Unpopular Opinion – The Problem with CM Punk

Charles Barangan / September 12, 2016 - 6:51pm



So it turns out CM Punk lost his first fight. Oh the humanity! Oh the madness! Oh the mfmba-mfph-mhm. Excuse me, I need to remove the foot from my mouth.

So there you have it, ladies and gentlemen. Phil Brooks takes his bumps along with the rest of the herd at welterweight, seemingly thrown to the winds of ‘Fad’ fighters turned into paste at the hands of the mighty PPV machine. Cough James Toney Cough. What did we learn? As it turns out, being CM Punk is a lot harder than anyone might give him credit for.

Now I know what you’re thinking. This sounds a LOT like your previous article on MMA fighter and noted Ken doll Sage Northcutt. Bare with me for sec. We’ll get back to that one later. For now let’s take a quick peek at the good and the bad from Punk’s first foray into the wacky wide world of MMA.

The Good:

He didn’t slip on any banana peels, for one thing. He made it all the way into the cage and lasted past the opening bell. As far as a test of character goes, it’s huge. In combat sports, there are those who talk the talk, and those who walk the walk; then get spanked around in front of millions of viewers.
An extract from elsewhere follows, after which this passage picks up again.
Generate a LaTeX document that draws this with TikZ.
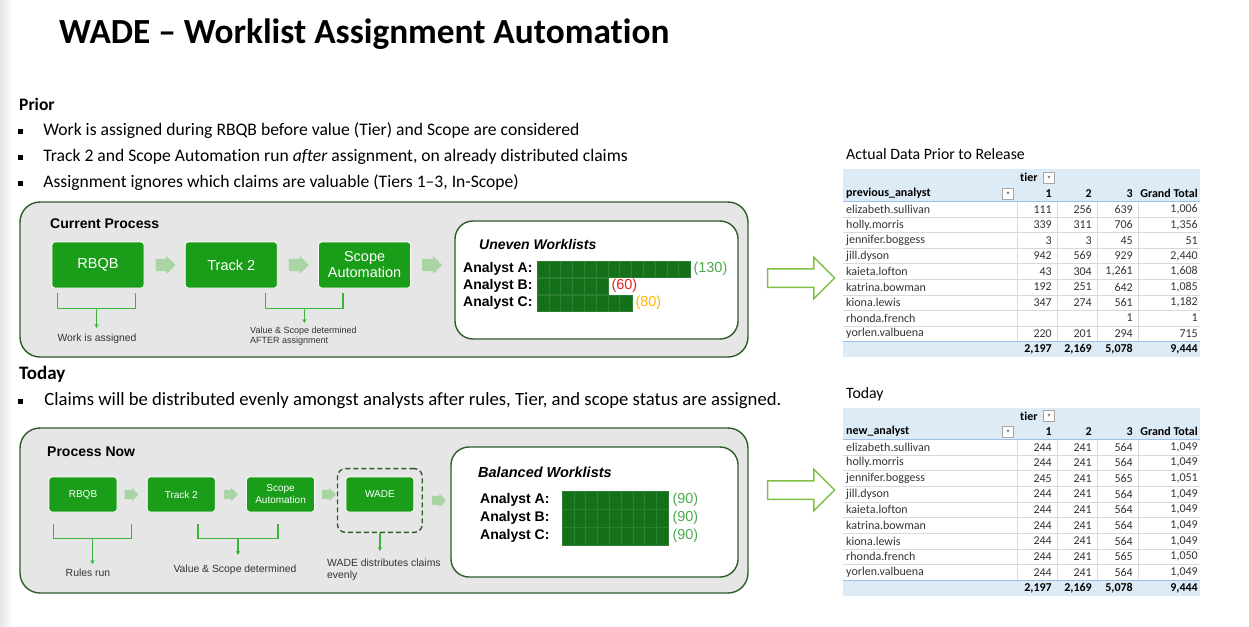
\documentclass[tikz,border=0pt]{standalone}
\usepackage{fontspec}
\setmainfont{Carlito}[Ligatures=NoCommon]
\newfontfamily\aptos{Liberation Sans}
\newfontfamily\symfont{DejaVu Sans}
\usetikzlibrary{arrows.meta, positioning, shapes.arrows, fit, calc}
\definecolor{wadegreen}{HTML}{1A9E1A}
\definecolor{wadedark}{HTML}{2F5D2A}
\definecolor{wadegrey}{HTML}{E6E6E6}
\definecolor{wadechev}{HTML}{A9D4A3}
\definecolor{wadebright}{HTML}{3CB43C}
\definecolor{wadebar}{HTML}{15701A}
\definecolor{wadelime}{HTML}{7DC142}
\definecolor{wadered}{HTML}{E42222}
\definecolor{wadegold}{HTML}{FFB800}
\definecolor{wademid}{HTML}{4FAA4F}
\definecolor{xlhead}{HTML}{DDEBF7}
\definecolor{xlrule}{HTML}{9BC2E6}
\definecolor{xlgrid}{HTML}{D9D9D9}
\newcommand\fsz[2]{\fontsize{#1}{#2}\selectfont}
\tikzset{
  panel/.style={draw=wadedark, fill=wadegrey, line width=1.4pt, rounded corners=20pt},
  listbox/.style={draw=wadedark, fill=white, line width=1.4pt, rounded corners=18pt},
  stepbox/.style={rectangle, rounded corners=3pt, fill=wadegreen, draw=white, line width=0.8pt,
                  text=white, align=center, inner sep=0pt, font=\aptos\fsz{14.5}{16}},
  stepsm/.style={stepbox, minimum width=68pt, minimum height=35pt, font=\aptos\fsz{10}{12}},
  dashbox/.style={draw=wadedark, dash pattern=on 5pt off 3pt, line width=1.4pt, rounded corners=8pt},
  chev/.style={single arrow, fill=wadechev, inner xsep=0pt, inner ysep=6pt, minimum height=20pt,
               single arrow head extend=3pt},
  chevsm/.style={chev, inner ysep=4.5pt, minimum height=14pt, single arrow head extend=2pt},
  bigarrow/.style={single arrow, draw=wadelime, fill=white, line width=1.5pt, inner xsep=0pt,
                   inner ysep=8.5pt, minimum height=67pt, single arrow head extend=11.5pt},
  brace/.style={draw=wadebright, line width=1.5pt},
  drop/.style={brace, -{Stealth[length=4pt, width=4.5pt]}},
  note/.style={font=\aptos\fsz{10.4}{11.5}, text=black!80, align=left, inner sep=0pt},
  panelhead/.style={font=\aptos\bfseries\fsz{14}{16}, inner sep=0pt, anchor=west},
  listhead/.style={font=\aptos\bfseries\itshape\fsz{14}{16}, inner sep=0pt, anchor=west},
  who/.style={font=\aptos\bfseries\fsz{14}{16}, inner sep=0pt, anchor=west},
  bar/.style={fill=wadebar, draw=wadebar!90!white, line width=0.3pt, minimum height=16.5pt, inner sep=0pt, anchor=west},
  seg/.style={draw=wadebar!88!white, line width=0.5pt},
  tally/.style={font=\aptos\fsz{14.5}{16}, inner sep=0pt},
  bullet/.style={fill=black, minimum size=5pt, inner sep=0pt},
  bulline/.style={font=\fsz{17.6}{20}, inner sep=0pt, anchor=west},
  cell/.style={font=\fsz{12}{14}, text=black!80, inner sep=0pt},
  cellb/.style={cell, font=\bfseries\fsz{12}{14}, text=black},
  filt/.style={draw=black!35, fill=white, minimum size=11pt, inner sep=0pt, font=\symfont\fsz{6}{6}, text=black!50},
  xlgridline/.style={draw=xlgrid, line width=0.6pt},
  xlline/.style={draw=xlrule, line width=1pt},
}

\begin{document}
\begin{tikzpicture}[x=1pt, y=-1pt]
  \useasboundingbox (0,0) rectangle (1249,626);
  \shade[left color=black!10, right color=white] (0,0) rectangle (12,626);

  \node[anchor=west, inner sep=0pt, font=\bfseries\fsz{35.3}{42}] (title) at (59,34) {WADE – Worklist Assignment Automation};

  \node[bulline, font=\bfseries\fsz{17.5}{20}] (prior) at (19,104) {Prior};
  \node[bullet] (pb1) at (20.5,131) {};
  \node[bullet] (pb2) at (20.5,157) {};
  \node[bullet] (pb3) at (20.5,183) {};
  \node[bulline, right=20pt of pb1] (pt1) {Work is assigned during RBQB before value (Tier) and Scope are considered};
  \node[bulline, right=20pt of pb2] (pt2) {Track 2 and Scope Automation run \textit{after} assignment, on already distributed claims};
  \node[bulline, right=20pt of pb3] (pt3) {Assignment ignores which claims are valuable (Tiers 1–3, In-Scope)};

  % current process
  \draw[panel] (20,202) rectangle (748,357);
  \node[panelhead] (curhead) at (50,224) {Current Process};
  \node[stepbox, minimum width=92pt, minimum height=46pt] (rbqb) at (98,265) {RBQB};
  \node[chev, right=11pt of rbqb] (chA) {};
  \node[stepbox, minimum width=92pt, minimum height=46pt, right=9pt of chA] (track) {Track 2};
  \node[chev, right=11pt of track] (chB) {};
  \node[stepbox, minimum width=92pt, minimum height=46pt, right=9pt of chB] (scope) {Scope\\Automation};
  \node[chev, right=11pt of scope] (chC) {};

  \coordinate (bkA1) at ([xshift=6pt,yshift=-5pt]rbqb.south west);
  \coordinate (bkA2) at ([xshift=-9pt,yshift=-5pt]rbqb.south east);
  \draw[brace] (bkA1) -- ++(0,15) -| (bkA2);
  \coordinate (bkAm) at ($(bkA1)!0.5!(bkA2)+(0,15)$);
  \node[note] (noteA) at (97,339) {Work is assigned};
  \draw[drop] (bkAm) -- ([yshift=6pt]bkAm |- noteA.north);

  \coordinate (bkB1) at ([xshift=-12pt,yshift=-5pt]track.south east);
  \coordinate (bkB2) at ([xshift=25pt,yshift=-5pt]scope.south west);
  \draw[brace] (bkB1) -- ++(0,15) -| (bkB2);
  \coordinate (bkBm) at ($(bkB1)!0.5!(bkB2)+(0,15)$);
  \node[note, font=\aptos\fsz{9}{10}, anchor=north west] (noteB) at (250,327) {Value \& Scope determined\\AFTER assignment};
  \draw[drop] (bkBm) -- ([yshift=4pt]bkBm |- noteB.north);

  \draw[listbox] (455,221) rectangle (738,339);
  \node[listhead] (unevenhead) at (479,244) {Uneven Worklists};
  \node[who] (ua) at (463,269) {Analyst A:};
  \node[who] (ub) at (463,286) {Analyst B:};
  \node[who] (uc) at (463,303) {Analyst C:};
  \node[bar, minimum width=153pt] (barua) at (537,269) {};
  \node[bar, minimum width=71pt] (barub) at (537,286) {};
  \node[bar, minimum width=95pt] (baruc) at (537,303) {};
  \foreach \b/\n in {barua/12, barub/5, baruc/7}
    \foreach \k in {1,...,\n}
      \draw[seg] ([xshift=\k*11.8pt]\b.north west) -- ([xshift=\k*11.8pt]\b.south west);
  \node[tally, text=wademid, right=3pt of barua] (nua) {(130)};
  \node[tally, text=wadered, right=3pt of barub] (nub) {(60)};
  \node[tally, text=wadegold, right=3pt of baruc] (nuc) {(80)};

  \node[bigarrow] (toprel) at (796.5,278) {};

  % today
  \node[bulline, font=\bfseries\fsz{19}{21}] (today) at (19,374) {Today};
  \node[bullet] (tb1) at (20.5,401) {};
  \node[bulline, font=\fsz{18.7}{21}, right=21pt of tb1] (tt1) {Claims will be distributed evenly amongst analysts after rules, Tier, and scope status are assigned.};

  \draw[panel] (20,428) rectangle (748,593);
  \node[panelhead] (nowhead) at (47,452) {Process Now};
  \node[stepsm] (rbqbn) at (83,494.5) {RBQB};
  \node[chevsm, right=7pt of rbqbn] (chD) {};
  \node[stepsm, right=8pt of chD] (trackn) {Track 2};
  \node[chevsm, right=8pt of trackn] (chE) {};
  \node[stepsm, right=8pt of chE] (scopen) {Scope\\Automation};
  \node[chevsm, right=7pt of scopen] (chF) {};
  \node[stepsm, right=9pt of chF] (wade) {WADE};
  \coordinate (wadelow) at ([yshift=-12pt]wade.south);
  \node[dashbox, fit=(wade) (wadelow), inner sep=8pt] (wadefit) {};
  \node[chevsm, right=9pt of wadefit] (chG) {};

  \coordinate (bkD1) at ([xshift=5pt,yshift=-12pt]rbqbn.south west);
  \coordinate (bkD2) at ([xshift=14pt,yshift=-12pt]rbqbn.south east);
  \draw[brace] (bkD1) -- ++(0,14) -| (bkD2);
  \coordinate (bkDm) at ($(bkD1)!0.5!(bkD2)+(0,14)$);
  \node[note] (noteD) at (88,573) {Rules run};
  \draw[drop] (bkDm) -- ([yshift=5pt]bkDm |- noteD.north);

  \coordinate (bkE1) at ([xshift=51pt,yshift=-12pt]trackn.south west);
  \coordinate (bkE2) at ([xshift=-37pt,yshift=-12pt]scopen.south east);
  \draw[brace] (bkE1) -- ++(0,14) -| (bkE2);
  \coordinate (bkEm) at ($(bkE1)!0.5!(bkE2)+(0,14)$);
  \node[note] (noteE) at (235,570) {Value \& Scope determined};
  \draw[drop] (bkEm) -- ([yshift=10pt]bkEm |- noteE.north);

  \node[note, anchor=north west] (noteF) at (327,559) {WADE distributes claims\\evenly};
  \draw[drop] (wadefit.south) -- ([yshift=8pt]wadefit.south |- noteF.north);

  \draw[listbox] (451,447) rectangle (738,577);
  \node[listhead, font=\aptos\bfseries\itshape\fsz{14.5}{16}] (balhead) at (478,472) {Balanced Worklists};
  \node[who] (ba) at (480,500) {Analyst A:};
  \node[who] (bb) at (480,518) {Analyst B:};
  \node[who] (bc) at (480,536) {Analyst C:};
  \node[bar, minimum width=106pt, minimum height=18pt] (barba) at (562,500) {};
  \node[bar, minimum width=106pt, minimum height=18pt] (barbb) at (562,518) {};
  \node[bar, minimum width=106pt, minimum height=18pt] (barbc) at (562,536) {};
  \foreach \b in {barba, barbb, barbc}
    \foreach \k in {1,...,8}
      \draw[seg] ([xshift=\k*11.8pt]\b.north west) -- ([xshift=\k*11.8pt]\b.south west);
  \node[tally, text=wademid, right=4pt of barba] (nba) {(90)};
  \node[tally, text=wademid, right=4pt of barbb] (nbb) {(90)};
  \node[tally, text=wademid, right=4pt of barbc] (nbc) {(90)};

  \node[bigarrow] (botrel) at (796.5,490) {};

  % prior table
  \node[anchor=west, inner sep=0pt, font=\fsz{15.8}{18}] (prevtitle) at (846,154) {Actual Data Prior to Release};
  \fill[xlhead] (843,169) rectangle (1200,201.5);
  \fill[xlhead] (843,341.5) rectangle (1200,357);
  \foreach \xx in {1017,1057,1097,1138}
    \draw[xlgridline] (\xx,201.5) -- (\xx,341.5);
  \node[cellb, anchor=west] (prevtier) at (1020,177.5) {tier};
  \node[filt] (prevtierf) at (1049,177.5) {▾};
  \node[cellb, anchor=west] (prevhead) at (846,193.5) {previous\_analyst};
  \node[filt] (prevheadf) at (1008,193.5) {▾};
  \node[cellb, anchor=east] (prevc1) at (1052,193.5) {1};
  \node[cellb, anchor=east] (prevc2) at (1092,193.5) {2};
  \node[cellb, anchor=east] (prevc3) at (1133,193.5) {3};
  \node[cellb, anchor=east] (prevgt) at (1198,193.5) {Grand Total};
  \foreach \nm/\a/\b/\c/\g [count=\i] in {elizabeth.sullivan/111/256/639/{1,006},
      holly.morris/339/311/706/{1,356}, jennifer.boggess/3/3/45/51, jill.dyson/942/569/929/{2,440},
      kaieta.lofton/43/304/{1,261}/{1,608}, katrina.bowman/192/251/642/{1,085},
      kiona.lewis/347/274/561/{1,182}, rhonda.french///1/1, yorlen.valbuena/220/201/294/715} {
    \pgfmathsetmacro\yy{201.5+(\i-0.5)*15.55}
    \node[cell, anchor=west] (prevn\i) at (846,\yy) {\nm};
    \node[cell, anchor=east] (preva\i) at (1052,\yy) {\a};
    \node[cell, anchor=east] (prevb\i) at (1092,\yy) {\b};
    \node[cell, anchor=east] (prevd\i) at (1133,\yy) {\c};
    \node[cell, anchor=east] (prevg\i) at (1198,\yy) {\g};
    \ifnum\i<9 \draw[xlgridline] (843,{201.5+\i*15.55}) -- (1200,{201.5+\i*15.55}); \fi
  }
  \draw[xlline] (843,201.5) -- (1200,201.5);
  \draw[xlline] (843,341.5) -- (1200,341.5);
  \node[cellb, anchor=east] (prevt1) at (1052,349.5) {2,197};
  \node[cellb, anchor=east] (prevt2) at (1092,349.5) {2,169};
  \node[cellb, anchor=east] (prevt3) at (1133,349.5) {5,078};
  \node[cellb, anchor=east] (prevtg) at (1198,349.5) {9,444};

  % today table
  \node[anchor=west, inner sep=0pt, font=\fsz{15.8}{18}] (newtitle) at (846,394) {Today};
  \fill[xlhead] (843,408) rectangle (1200,439.3);
  \fill[xlhead] (843,580.2) rectangle (1200,596);
  \foreach \xx in {1017,1057,1097,1138}
    \draw[xlgridline] (\xx,439.3) -- (\xx,580.2);
  \node[cellb, anchor=west] (newtier) at (1020,416) {tier};
  \node[filt] (newtierf) at (1049,416) {▾};
  \node[cellb, anchor=west] (newhead) at (846,431.5) {new\_analyst};
  \node[filt] (newheadf) at (1008,431.5) {▾};
  \node[cellb, anchor=east] (newc1) at (1052,431.5) {1};
  \node[cellb, anchor=east] (newc2) at (1092,431.5) {2};
  \node[cellb, anchor=east] (newc3) at (1133,431.5) {3};
  \node[cellb, anchor=east] (newgt) at (1198,431.5) {Grand Total};
  \foreach \nm/\a/\b/\c/\g [count=\i] in {elizabeth.sullivan/244/241/564/{1,049},
      holly.morris/244/241/564/{1,049}, jennifer.boggess/245/241/565/{1,051}, jill.dyson/244/241/564/{1,049},
      kaieta.lofton/244/241/564/{1,049}, katrina.bowman/244/241/564/{1,049},
      kiona.lewis/244/241/564/{1,049}, rhonda.french/244/241/565/{1,050}, yorlen.valbuena/244/241/564/{1,049}} {
    \pgfmathsetmacro\yy{439.3+(\i-0.5)*15.65}
    \node[cell, anchor=west] (newn\i) at (846,\yy) {\nm};
    \node[cell, anchor=east] (newa\i) at (1052,\yy) {\a};
    \node[cell, anchor=east] (newb\i) at (1092,\yy) {\b};
    \node[cell, anchor=east] (newd\i) at (1133,\yy) {\c};
    \node[cell, anchor=east] (newg\i) at (1198,\yy) {\g};
    \ifnum\i<9 \draw[xlgridline] (843,{439.3+\i*15.65}) -- (1200,{439.3+\i*15.65}); \fi
  }
  \draw[xlline] (843,439.3) -- (1200,439.3);
  \draw[xlline] (843,580.2) -- (1200,580.2);
  \node[cellb, anchor=east] (newt1) at (1052,588) {2,197};
  \node[cellb, anchor=east] (newt2) at (1092,588) {2,169};
  \node[cellb, anchor=east] (newt3) at (1133,588) {5,078};
  \node[cellb, anchor=east] (newtg) at (1198,588) {9,444};
\end{tikzpicture}
\end{document}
The man brings a dedicated fan base (a veritable Cult of Personality, if you will) from another, well established prime-time sport into the octagon, which far more than the majority of fighters bring with them at the highest points of their career.

Why does this appearance actually matter? Aside from the whole ‘If I can do it, you can do it’ message, not since the days of Ramsey Nijem on the 13th season of The Ultimate Fighter have we seen a combatant stepping into the octagon with the equivalent amateur fighting experience of a baguette. Most fans would love to think they have the mental fortitude to do what the UFC demands, but in reality would crumble under the weight of the sheer promotional demands of being a competitor, let alone the actual training.

The Bad:

Yes, he brings eyes, many of whom are admittedly watching only to see Mickey Gall put the former WWE Superstar on the rear end of an ass-kicking. How long can that sort of viewership last? Eventually, if fed to the right wolves, we’d have another one of those awkward fights in the same vein of Stipe Miocic vs Mark Hunt, where everyone feels just slightly dirtier than they were willing to get after seeing the ‘day after’ photos.
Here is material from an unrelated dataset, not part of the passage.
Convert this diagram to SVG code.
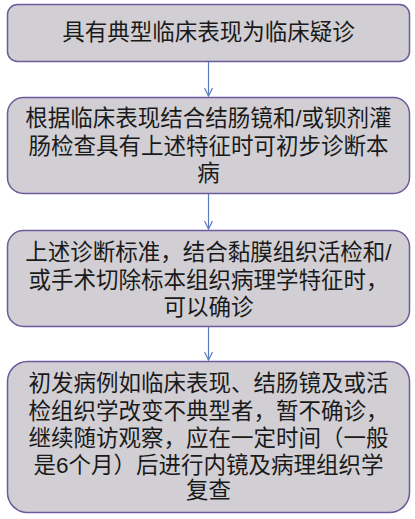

His entry into the walled garden of the world’s largest mma promotion irks many of its personalities, and rightfully so. What of the fighters winning championship belts in smaller promotions, grinding their way into the sights of UFC talent scouts? Does the blood spilled in the auditoriums and casinos of small time events mean nothing by comparison to the all-powerful draw power of 38 year old sports entertainment personality who hasn’t been seen performing in years?

It’s difficult to say.

What now?

The real problem with Punk is simple. Had he won, we’d all have cried wolf at the ‘Fixed fight’ conspiracy, with pitchforks and torches in hand and ready to undo the ‘damage’ done to our precious Mickey Gall at the hands of an outsider. “FLUKE!” We’d chant, grievously wounded by the idea that someone could succeed without years of injury and litres of bodily fluid spilled.
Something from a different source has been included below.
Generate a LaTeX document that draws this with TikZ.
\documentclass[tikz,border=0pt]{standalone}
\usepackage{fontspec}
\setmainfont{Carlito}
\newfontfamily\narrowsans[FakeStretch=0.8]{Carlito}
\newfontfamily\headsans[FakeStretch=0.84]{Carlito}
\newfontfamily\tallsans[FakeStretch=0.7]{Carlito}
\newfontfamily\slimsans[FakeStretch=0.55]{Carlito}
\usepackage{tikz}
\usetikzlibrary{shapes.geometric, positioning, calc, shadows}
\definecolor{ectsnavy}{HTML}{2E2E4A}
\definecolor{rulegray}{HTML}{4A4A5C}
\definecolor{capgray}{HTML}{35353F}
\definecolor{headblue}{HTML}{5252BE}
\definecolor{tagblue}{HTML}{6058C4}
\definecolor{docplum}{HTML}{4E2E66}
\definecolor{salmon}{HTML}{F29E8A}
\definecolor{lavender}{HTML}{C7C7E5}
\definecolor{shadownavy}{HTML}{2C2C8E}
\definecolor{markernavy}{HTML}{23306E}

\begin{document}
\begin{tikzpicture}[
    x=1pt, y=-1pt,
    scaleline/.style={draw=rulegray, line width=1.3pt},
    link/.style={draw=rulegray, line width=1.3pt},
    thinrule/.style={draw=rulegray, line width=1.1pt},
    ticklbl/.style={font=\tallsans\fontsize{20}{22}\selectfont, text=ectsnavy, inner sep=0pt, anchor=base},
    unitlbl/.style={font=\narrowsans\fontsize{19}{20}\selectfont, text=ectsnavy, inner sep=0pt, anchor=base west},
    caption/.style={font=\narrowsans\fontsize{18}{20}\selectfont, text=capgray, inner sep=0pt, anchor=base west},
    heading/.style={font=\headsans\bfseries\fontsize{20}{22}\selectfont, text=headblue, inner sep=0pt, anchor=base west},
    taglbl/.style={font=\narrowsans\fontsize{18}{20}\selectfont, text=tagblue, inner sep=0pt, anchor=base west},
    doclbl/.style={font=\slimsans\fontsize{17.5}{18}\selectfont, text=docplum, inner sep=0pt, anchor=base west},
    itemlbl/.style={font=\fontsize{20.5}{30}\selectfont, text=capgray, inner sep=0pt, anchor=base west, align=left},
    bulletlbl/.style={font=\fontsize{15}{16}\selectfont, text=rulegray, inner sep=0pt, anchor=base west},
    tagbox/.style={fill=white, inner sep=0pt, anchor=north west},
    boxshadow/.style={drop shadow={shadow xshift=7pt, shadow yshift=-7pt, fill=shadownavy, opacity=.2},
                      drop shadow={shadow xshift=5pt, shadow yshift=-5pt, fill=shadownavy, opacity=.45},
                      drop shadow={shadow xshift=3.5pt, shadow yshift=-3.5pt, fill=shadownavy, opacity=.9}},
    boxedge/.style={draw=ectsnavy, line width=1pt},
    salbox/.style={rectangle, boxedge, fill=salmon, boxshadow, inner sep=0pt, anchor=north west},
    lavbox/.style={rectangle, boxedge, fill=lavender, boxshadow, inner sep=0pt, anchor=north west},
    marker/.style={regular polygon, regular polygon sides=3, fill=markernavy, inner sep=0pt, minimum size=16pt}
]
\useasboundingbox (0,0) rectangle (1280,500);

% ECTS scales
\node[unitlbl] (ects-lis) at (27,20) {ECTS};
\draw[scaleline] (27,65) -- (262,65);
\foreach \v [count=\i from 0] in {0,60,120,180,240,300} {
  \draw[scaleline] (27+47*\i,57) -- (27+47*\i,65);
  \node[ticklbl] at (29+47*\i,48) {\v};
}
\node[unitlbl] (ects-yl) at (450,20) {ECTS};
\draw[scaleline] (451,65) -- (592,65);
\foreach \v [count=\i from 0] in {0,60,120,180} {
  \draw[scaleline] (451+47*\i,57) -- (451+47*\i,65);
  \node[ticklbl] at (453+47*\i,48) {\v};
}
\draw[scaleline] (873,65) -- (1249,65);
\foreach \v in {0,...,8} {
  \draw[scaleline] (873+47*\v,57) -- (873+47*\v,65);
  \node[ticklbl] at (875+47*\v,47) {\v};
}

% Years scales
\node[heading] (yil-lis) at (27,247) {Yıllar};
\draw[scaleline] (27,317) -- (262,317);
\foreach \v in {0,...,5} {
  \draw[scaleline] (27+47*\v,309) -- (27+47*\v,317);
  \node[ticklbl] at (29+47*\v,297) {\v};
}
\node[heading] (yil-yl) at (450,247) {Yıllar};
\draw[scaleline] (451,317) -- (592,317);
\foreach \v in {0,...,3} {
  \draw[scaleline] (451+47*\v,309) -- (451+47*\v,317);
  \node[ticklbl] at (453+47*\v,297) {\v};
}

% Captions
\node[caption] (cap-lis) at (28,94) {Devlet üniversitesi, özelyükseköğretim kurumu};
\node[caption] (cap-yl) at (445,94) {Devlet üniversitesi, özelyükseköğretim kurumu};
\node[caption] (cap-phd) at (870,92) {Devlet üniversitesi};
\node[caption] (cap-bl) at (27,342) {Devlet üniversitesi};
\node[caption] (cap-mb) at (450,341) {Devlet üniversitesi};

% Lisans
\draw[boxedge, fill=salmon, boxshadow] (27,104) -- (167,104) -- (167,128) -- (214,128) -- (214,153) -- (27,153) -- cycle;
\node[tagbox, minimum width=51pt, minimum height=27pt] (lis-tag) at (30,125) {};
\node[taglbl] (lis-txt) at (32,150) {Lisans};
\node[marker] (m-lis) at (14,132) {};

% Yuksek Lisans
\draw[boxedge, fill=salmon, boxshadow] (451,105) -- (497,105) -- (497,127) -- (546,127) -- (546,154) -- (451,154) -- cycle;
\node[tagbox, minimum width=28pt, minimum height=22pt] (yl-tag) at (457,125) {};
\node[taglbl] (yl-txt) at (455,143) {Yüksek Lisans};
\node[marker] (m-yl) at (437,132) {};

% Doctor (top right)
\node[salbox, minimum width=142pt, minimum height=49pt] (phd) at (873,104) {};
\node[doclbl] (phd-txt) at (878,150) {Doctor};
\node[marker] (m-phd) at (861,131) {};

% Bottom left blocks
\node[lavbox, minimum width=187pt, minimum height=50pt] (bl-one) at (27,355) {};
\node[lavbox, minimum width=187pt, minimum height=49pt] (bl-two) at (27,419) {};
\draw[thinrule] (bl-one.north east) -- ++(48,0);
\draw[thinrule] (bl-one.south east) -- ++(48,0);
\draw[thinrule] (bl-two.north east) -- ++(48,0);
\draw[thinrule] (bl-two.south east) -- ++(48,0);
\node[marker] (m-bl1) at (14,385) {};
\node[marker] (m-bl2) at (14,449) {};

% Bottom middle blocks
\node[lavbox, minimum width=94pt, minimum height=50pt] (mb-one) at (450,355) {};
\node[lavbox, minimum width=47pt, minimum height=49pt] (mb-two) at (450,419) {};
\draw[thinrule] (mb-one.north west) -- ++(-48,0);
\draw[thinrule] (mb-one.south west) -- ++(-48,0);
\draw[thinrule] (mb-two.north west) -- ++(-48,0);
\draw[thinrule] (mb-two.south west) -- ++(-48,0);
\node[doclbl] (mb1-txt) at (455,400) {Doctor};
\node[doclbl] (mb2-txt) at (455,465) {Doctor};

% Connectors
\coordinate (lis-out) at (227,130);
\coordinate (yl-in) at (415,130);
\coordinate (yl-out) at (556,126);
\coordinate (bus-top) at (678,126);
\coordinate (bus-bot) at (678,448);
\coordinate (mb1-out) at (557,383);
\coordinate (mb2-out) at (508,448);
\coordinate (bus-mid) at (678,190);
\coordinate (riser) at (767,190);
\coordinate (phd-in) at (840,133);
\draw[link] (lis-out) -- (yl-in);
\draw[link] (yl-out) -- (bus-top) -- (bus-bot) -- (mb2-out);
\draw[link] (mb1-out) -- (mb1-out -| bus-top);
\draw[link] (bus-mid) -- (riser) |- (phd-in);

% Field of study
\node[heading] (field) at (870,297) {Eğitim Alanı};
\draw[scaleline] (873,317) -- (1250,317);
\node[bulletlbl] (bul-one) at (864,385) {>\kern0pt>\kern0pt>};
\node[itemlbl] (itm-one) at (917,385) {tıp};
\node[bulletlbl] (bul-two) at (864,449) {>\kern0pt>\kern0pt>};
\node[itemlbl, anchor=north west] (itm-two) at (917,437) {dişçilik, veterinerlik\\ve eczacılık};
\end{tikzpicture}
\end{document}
There were never any real victories available for Phil Brooks here.

Now that he’s officially eaten his slice of humble pie, we can all rest easy while yelling ‘I told you so’ to any remaining CM Punk wrestling fans who have yet to crawl back into hiding.

It’s not like the discussion over his inclusion into the sport will die down at any time soon. In fact, I think it’s something to be embraced. Should he choose to fight again, my vote goes into a opponent we can all get behind.

You know who else plays the nerves of many of MMA’s fan base? Someone else who is often criticized for a lack of experience, a draw based on his ‘Let us watch him kiss the canvas’ appeal? Someone whose promotion is mostly reliant on his action-figure looks, youth and naiveté?

You guessed it.

I’m going to go ahead and join the flock of people who are turning into the skid of spectacle matchmaking and say should CM Punk decide to come on back, his opponent should be none other than everyone’s favourite hair-frosting enthusiast, Sage ‘What’s an arm triangle?’ Northcutt.

I know that Gall called him out, but let’s keep his trend of fighting elder statesmen going, shall we? Anyone know what Mike Pyle gets up to these days?

Okay, foot squarely inserted back into mouth.